Global financial markets experienced significant declines, driven by alarming news from two U.S. regional banks that revealed vulnerabilities to large-scale bad loans and allegations of fraud. The ripple effects were felt across Europe and Asia, with major stock indices posting considerable drops.
In London, the FTSE 100 fell by 1.5%, while Germany’s Dax index slid 2%. Spain’s Ibex recorded a decline of 0.8%, and France’s Cac 40 dropped 1.5% before making a slight recovery. The unsettling news regarding credit stress in the U.S. triggered severe losses on Wall Street, which spilled over into Asian markets. Japan’s Nikkei 225 fell by 1.6%, and Hong Kong’s Hang Seng index decreased by 2%. Expectations for U.S. markets indicated another downtrend as trading was set to open later.
In a bid to safeguard their investments, jittery investors flocked to safe-haven assets, resulting in gold prices climbing to a record high of $4,378 per ounce—an increase of almost 8.5% for the week, marking the largest weekly gain since the 2008 financial crisis.
The turmoil began on Thursday when Zions Bancorporation, a lender from Utah, announced a $50 million write-off related to two loans. This news was compounded by Phoenix-based Western Alliance’s disclosure that it had initiated legal action concerning a $100 million bad loan. Following these announcements, stocks for Zions saw a decline of over 10%, and Western Alliance Bancorp dropped more than 9%.

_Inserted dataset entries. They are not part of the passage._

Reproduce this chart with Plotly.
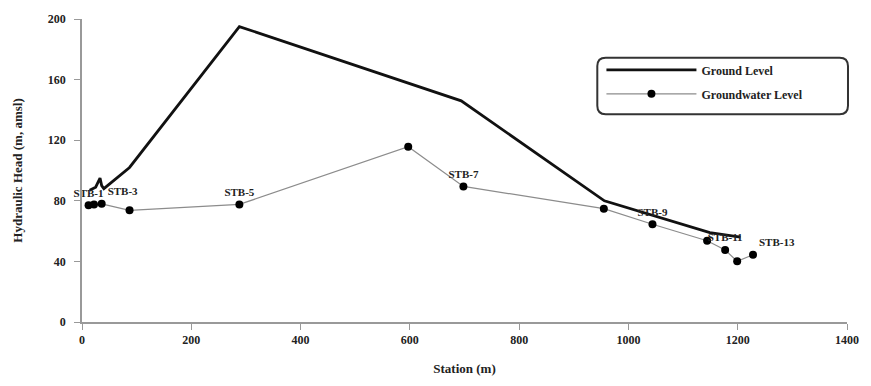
import plotly.graph_objects as go

# Ground level profile
ground_station = [14, 25, 33, 36, 40, 87, 288, 694, 956, 1149, 1205]
ground_level = [87, 89, 95, 90, 88, 102, 195, 146, 80, 59, 56]

# Groundwater level at wells
well_names = ["STB-1", "STB-2", "STB-3", "STB-4", "STB-5", "STB-6", "STB-7",
              "STB-8", "STB-9", "STB-10", "STB-11", "STB-12", "STB-13"]
well_station = [12, 22, 36, 87, 288, 597, 698, 955, 1044, 1144, 1177, 1199, 1228]
well_head = [77, 77.5, 78, 73.7, 77.6, 115.7, 89.5, 74.8, 64.5, 53.6, 47.5, 40.1, 44.4]
labeled_wells = ["STB-1", "STB-3", "STB-5", "STB-7", "STB-9", "STB-11", "STB-13"]

x_ticks = [0, 200, 400, 600, 800, 1000, 1200, 1400]
y_ticks = [0, 40, 80, 120, 160, 200]

font_family = "Liberation Serif, Times New Roman, serif"

labels = [n if n in labeled_wells else "" for n in well_names]
positions = ["top right" if n in ("STB-3", "STB-13") else "top center" for n in well_names]

fig = go.Figure()
fig.add_trace(go.Scatter(
    x=ground_station, y=ground_level, mode="lines", name="Ground Level",
    legendgroup="g1",
    line=dict(color="#111", width=2.8),
))
fig.add_trace(go.Scatter(
    x=well_station, y=well_head, mode="lines+markers+text", name="Groundwater Level",
    legendgroup="g2", cliponaxis=False,
    line=dict(color="#8c8c8c", width=1.2),
    marker=dict(color="black", size=8),
    text=labels, textposition=positions,
    textfont=dict(family=font_family, size=11, color="#222", weight="bold"),
))

# Rounded legend frame (paper coordinates)
x0, x1 = 0.6736, 1.0013
y0, y1 = 0.686, 0.8725
rx, ry = 0.011, 0.028
path = (f"M {x0+rx},{y1} L {x1-rx},{y1} Q {x1},{y1} {x1},{y1-ry} "
        f"L {x1},{y0+ry} Q {x1},{y0} {x1-rx},{y0} L {x0+rx},{y0} "
        f"Q {x0},{y0} {x0},{y0+ry} L {x0},{y1-ry} Q {x0},{y1} {x0+rx},{y1} Z")

fig.update_layout(
    width=871, height=386,
    margin=dict(l=82, r=20, t=16, b=64),
    paper_bgcolor="white", plot_bgcolor="white",
    font=dict(family=font_family, size=12, color="#222"),
    showlegend=True,
    shapes=[dict(type="path", path=path, xref="paper", yref="paper",
                 line=dict(color="#333", width=2), fillcolor="rgba(0,0,0,0)",
                 layer="above")],
    legend=dict(
        x=0.679, y=0.88, xanchor="left", yanchor="top",
        borderwidth=0, bgcolor="rgba(0,0,0,0)",
        font=dict(family=font_family, size=12, color="#222", weight="bold"),
        traceorder="grouped", tracegroupgap=5, itemwidth=90,
    ),
    xaxis=dict(
        range=[0, 1400], tickvals=x_ticks, showgrid=False, zeroline=False,
        showline=True, linecolor="#999", linewidth=1.5,
        ticks="outside", tickcolor="#999", ticklen=6,
        tickfont=dict(family=font_family, size=12, color="#222", weight="bold"),
        title=dict(text="Station (m)", font=dict(family=font_family, size=13, color="#222", weight="bold"), standoff=18),
    ),
    yaxis=dict(
        range=[0, 200], tickvals=y_ticks, showgrid=False, zeroline=False,
        showline=True, linecolor="#999", linewidth=1.5,
        ticks="outside", tickcolor="#999", ticklen=6, ticklabelstandoff=6,
        tickfont=dict(family=font_family, size=12, color="#222", weight="bold"),
        title=dict(text="Hydraulic Head (m, amsl)", font=dict(family=font_family, size=13, color="#222", weight="bold"), standoff=22),
    ),
)

fig.write_html("out.html")
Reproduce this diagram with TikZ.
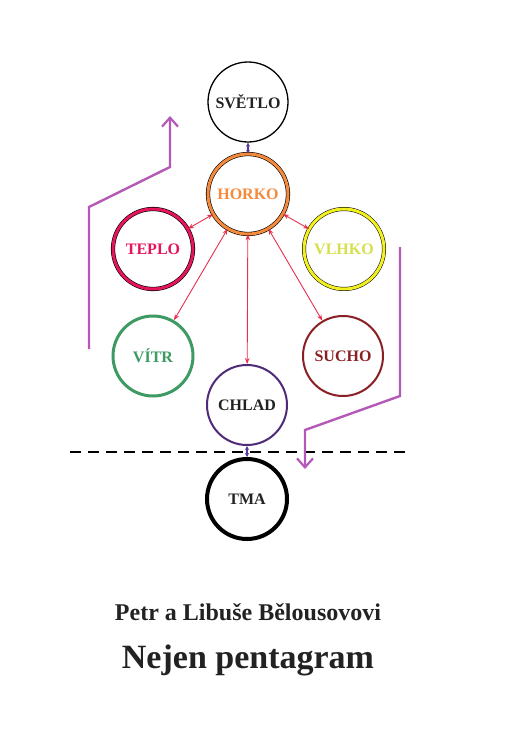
\documentclass[tikz,border=0pt]{standalone}
\usepackage{fontspec}
\setmainfont{Liberation Serif}
\usetikzlibrary{arrows.meta}
\definecolor{txt}{HTML}{222222}
\definecolor{orng}{HTML}{F58A3C}
\definecolor{tepl}{HTML}{E5145C}
\definecolor{ylw}{HTML}{F2F020}
\definecolor{vlhtxt}{HTML}{D6E04A}
\definecolor{grn}{HTML}{3C9A62}
\definecolor{such}{HTML}{8A1F24}
\definecolor{chl}{HTML}{4E2A78}
\definecolor{purp}{HTML}{B559B8}
\definecolor{redl}{HTML}{E8304A}
\definecolor{blu}{HTML}{5A3C9A}
\begin{document}
\begin{tikzpicture}[x=1pt,y=-1pt,
  elem/.style={circle,minimum size=80pt,inner sep=0pt,font=\fontsize{16}{18}\selectfont\bfseries},
  link/.style={redl,line width=0.9pt,{Stealth[length=6pt,width=4.5pt]}-{Stealth[length=6pt,width=4.5pt]}},
  vlink/.style={blu,line width=1.2pt,{Stealth[length=4pt,width=4pt]}-{Stealth[length=4pt,width=4pt]}},
  flow/.style={purp,line width=2.4pt,-{Straight Barb[length=9pt,width=16pt,line width=2.2pt]}}]
\useasboundingbox (0,0) rectangle (510,731);
\fill[white] (0,0) rectangle (510,731);
\node[elem,draw=black,line width=1.3pt,text=txt] (svetlo) at (248,102) {SVĚTLO};
\node[elem,draw=black,line width=0.6pt,double=orng,double distance=3pt,text=orng] (horko) at (248,194) {HORKO};
\node[elem,draw=black,line width=0.6pt,double=tepl,double distance=3pt,text=tepl] (teplo) at (153,249) {TEPLO};
\node[elem,draw=black,line width=0.5pt,double=ylw,double distance=3pt,text=vlhtxt] (vlhko) at (344,249) {VLHKO};
\node[elem,draw=grn,line width=3pt,text=grn] (vitr) at (153,356) {VÍTR};
\node[elem,draw=such,line width=2pt,text=such] (sucho) at (343,356) {SUCHO};
\node[elem,draw=chl,line width=2pt,text=txt] (chlad) at (247,405) {CHLAD};
\node[elem,draw=black,line width=4pt,text=txt] (tma) at (247,499) {TMA};
\draw[vlink] (svetlo) -- (horko);
\draw[vlink] (chlad) -- (tma);
\draw[link] (horko) -- (teplo);
\draw[link] (horko) -- (vlhko);
\draw[link] (horko) -- (vitr);
\draw[link] (horko) -- (sucho);
\draw[link] (horko) -- (chlad);
\draw[black,line width=1.3pt,dash pattern=on 11pt off 7pt] (70,452) -- (407,452);
\coordinate (l0) at (89,349);
\coordinate (l1) at (89,207);
\coordinate (l2) at (170,167);
\coordinate (l3) at (170,116);
\draw[flow] (l0) -- (l1) -- (l2) -- (l3);
\coordinate (r0) at (400,247);
\coordinate (r1) at (400,396);
\coordinate (r2) at (305,430);
\coordinate (r3) at (305,469);
\draw[flow] (r0) -- (r1) -- (r2) -- (r3);
\node[text=txt,font=\fontsize{24}{28}\selectfont\bfseries] (authors) at (248,612) {Petr a Libuše Bělousovovi};
\node[text=txt,font=\fontsize{34}{40}\selectfont\bfseries] (title) at (248,660) {Nejen pentagram};
\end{tikzpicture}
\end{document}
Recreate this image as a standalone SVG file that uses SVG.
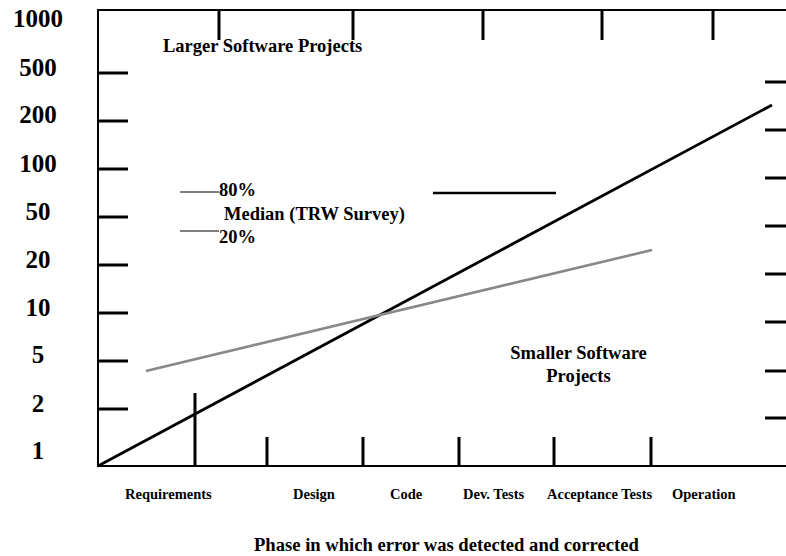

Analyst Jim Reid from Deutsche Bank commented on the situation, noting that although these incidents involved only two relatively small banks—a market cap of under $10 billion—the circumstances drew unsettling parallels to previous regional banking troubles stemming from the 2023 collapse of Silicon Valley Bank. Reid emphasized growing concerns about potential credit quality issues induced by a prolonged period of high interest rates and expansive private credit markets. He expressed apprehension about possible domino effects, especially given the recent bankruptcy of Tricolor, a sub-prime automotive lender.
The scrutiny surrounding the U.S. regional banking sector intensified following First Brands’ filing for Chapter 11 bankruptcy in late September. The company reported liabilities ranging from $10 billion to $50 billion against assets estimated at $1 billion to $10 billion, highlighting the consequences of risky off-balance-sheet financing.
Richard Hunter, head of markets at Interactive Investor, noted that signs of trouble were mounting, further complicating an already turbulent market environment characterized by high stock valuations in tech sectors, uncertainties around a potential government shutdown, and deteriorating relations between the U.S. and China. This created an additional layer of anxiety regarding lending practices and the prevalence of bad loans among regional banks.
Derren Nathan, head of equity research at Hargreaves Lansdown, remarked that despite optimistic outlooks for potential rate cuts later this year, there was a shifting focus on the fundamental health of the economy. He pointed out that increasing credit losses in regional banks raised significant questions about overall lending practices.
On the FTSE 100, early trading revealed widespread declines, particularly among banking stocks. Barclays fell 4.7%, Standard Chartered dropped 4.3%, and NatWest decreased by 3.1%. Meanwhile, asset manager ICG experienced a decline of 5%. The situation reflects growing unease within the financial markets as investors navigate a landscape fraught with uncertainty.